In this time of crisis, the performance of tenured professors has been a disappointment. Long ago, tenure was established not just to provide academics with lifetime incomes but to give them the independence to speak openly. With the university threatened and the students robbed of their rights, the professors might have been expected to argue vigorously against the strike. Most of them, alas, are missing in action.
After the university offered a reasonable settlement, and CUPE refused to submit it to the strikers, York asked the province to order a vote.
This dangerous whiff of democracy horrified CUPE -- and the faculty association took CUPE's side. When the vote went ahead anyway, 282 current and retired faculty (the association has 1,442 members) signed a letter urging the strikers to accept the offer because it was fair and because York's academic reputation was threatened. The faculty association executive, on the other hand, came out against both the vote ("forced by the Employer") and the offer itself. The strikers voted heavily against the offer, continuing the strike.
Why, if the professors are assured of permanent employment at good salaries (an average of $116,500 per year) no matter how the strike is resolved, do they remain silent? My guess is that they fear being unpopular with the strikers, with whom they must work in future. I talked recently to one tenured professor who regarded the union's demands as amusingly excessive. He didn't once mention the word "students."

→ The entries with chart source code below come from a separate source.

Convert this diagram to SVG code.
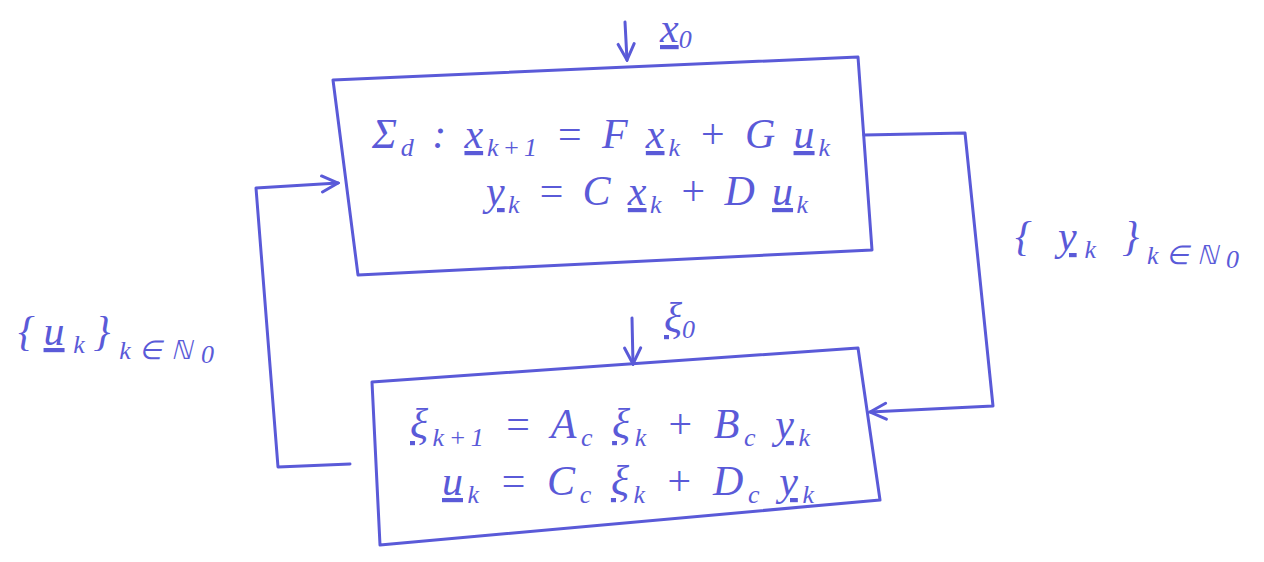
<svg xmlns="http://www.w3.org/2000/svg" width="1264" height="562" viewBox="0 0 1264 562">
<style>
.ln{fill:none;stroke:#5a5ad8;stroke-width:3;stroke-linecap:round;stroke-linejoin:round}
.t{font-family:"Liberation Serif",serif;font-style:italic;fill:#5a5ad8;font-size:42px}
.s{font-size:26px}
.v{text-decoration:underline;text-decoration-skip-ink:none}
</style>
<defs>
<marker id="ah" viewBox="0 0 20 20" refX="18" refY="10" markerWidth="20" markerHeight="20" markerUnits="userSpaceOnUse" orient="auto">
<path d="M2,2 L18,10 L2,18" fill="none" stroke="#5a5ad8" stroke-width="3" stroke-linecap="round"/>
</marker>
</defs>
<rect width="1264" height="562" fill="#fff"/>
<g id="plant">
<polygon class="ln" points="333,80 858,57 872,250 358,275"/>
<text class="t" x="372" y="148" textLength="458" lengthAdjust="spacing">Σ<tspan class="s" dy="8">d</tspan><tspan dy="-8"> :  </tspan><tspan class="v">x</tspan><tspan class="s" dy="8">k+1</tspan><tspan dy="-8"> = F </tspan><tspan class="v">x</tspan><tspan class="s" dy="8">k</tspan><tspan dy="-8"> + G </tspan><tspan class="v">u</tspan><tspan class="s" dy="8">k</tspan></text>
<text class="t" x="486" y="205" textLength="322" lengthAdjust="spacing"><tspan class="v">y</tspan><tspan class="s" dy="8">k</tspan><tspan dy="-8"> = C </tspan><tspan class="v">x</tspan><tspan class="s" dy="8">k</tspan><tspan dy="-8"> + D </tspan><tspan class="v">u</tspan><tspan class="s" dy="8">k</tspan></text>
</g>
<g id="controller">
<polygon class="ln" points="372,382 858,348 880,500 380,545"/>
<text class="t" x="410" y="438" textLength="400" lengthAdjust="spacing"><tspan class="v">ξ</tspan><tspan class="s" dy="8">k+1</tspan><tspan dy="-8"> = A</tspan><tspan class="s" dy="8">c</tspan><tspan dy="-8"> </tspan><tspan class="v">ξ</tspan><tspan class="s" dy="8">k</tspan><tspan dy="-8"> + B</tspan><tspan class="s" dy="8">c</tspan><tspan dy="-8">  </tspan><tspan class="v">y</tspan><tspan class="s" dy="8">k</tspan></text>
<text class="t" x="442" y="495" textLength="372" lengthAdjust="spacing"><tspan class="v">u</tspan><tspan class="s" dy="8">k</tspan><tspan dy="-8"> = C</tspan><tspan class="s" dy="8">c</tspan><tspan dy="-8"> </tspan><tspan class="v">ξ</tspan><tspan class="s" dy="8">k</tspan><tspan dy="-8"> + D</tspan><tspan class="s" dy="8">c</tspan><tspan dy="-8">  </tspan><tspan class="v">y</tspan><tspan class="s" dy="8">k</tspan></text>
</g>
<g id="connectors">
<line class="ln" x1="625" y1="22" x2="627" y2="60" marker-end="url(#ah)"/>
<line class="ln" x1="632" y1="318" x2="633" y2="364" marker-end="url(#ah)"/>
<polyline class="ln" points="350,464 278,467 256,188 338,183" marker-end="url(#ah)"/>
<polyline class="ln" points="864,135 965,133 993,406 870,412" marker-end="url(#ah)"/>
</g>
<g id="labels">
<text class="t" x="660" y="42"><tspan class="v">x</tspan><tspan class="s" dy="6">0</tspan></text>
<text class="t" x="664" y="332"><tspan class="v">ξ</tspan><tspan class="s" dy="6">0</tspan></text>
<text class="t" x="18" y="345" textLength="196" lengthAdjust="spacing">{<tspan class="v">u</tspan><tspan class="s" dy="8">k</tspan><tspan dy="-8">}</tspan><tspan class="s" dy="14">k∈ℕ</tspan><tspan class="s" dy="4" font-size="18">0</tspan></text>
<text class="t" x="1015" y="250" textLength="224" lengthAdjust="spacing">{ <tspan class="v">y</tspan><tspan class="s" dy="8">k</tspan><tspan dy="-8"> }</tspan><tspan class="s" dy="14">k∈ℕ</tspan><tspan class="s" dy="4" font-size="18">0</tspan></text>
</g>
</svg>
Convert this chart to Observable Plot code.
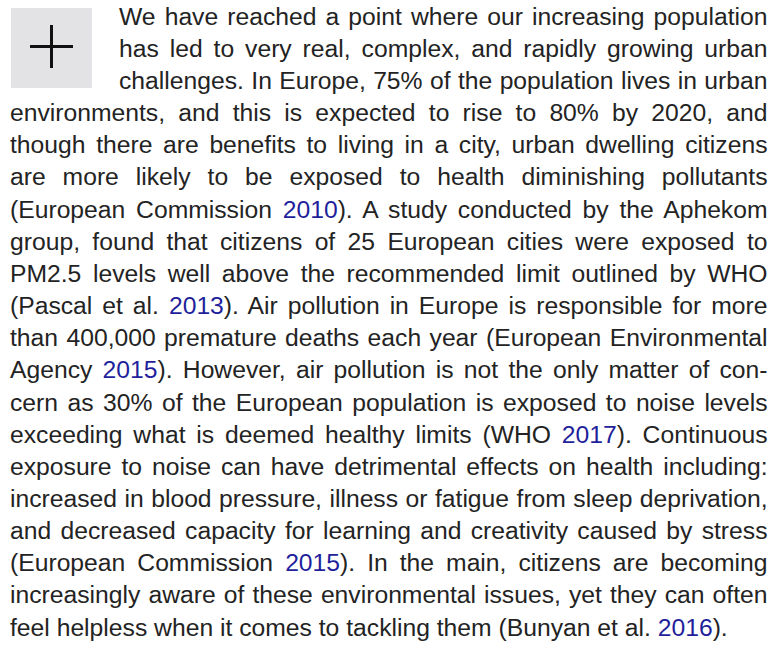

The National Post editorial board has suggested that the Ontario boss of CUPE, Sid Ryan, should be impeached because he said Canadian universities should ban Israeli scholars unless they disown Israeli policy in Gaza. The Post is right, but that's Ryan's lesser transgression, a symbolic gesture that reflects nothing but his love of publicity: Ryan knows that any dean who embraced his idea would be committing academic suicide. York's strike, on the other hand, is no symbol -- it's already had disastrous effects and threatens much worse in the future. It's union empire-building carried to the point of destructive irresponsibility.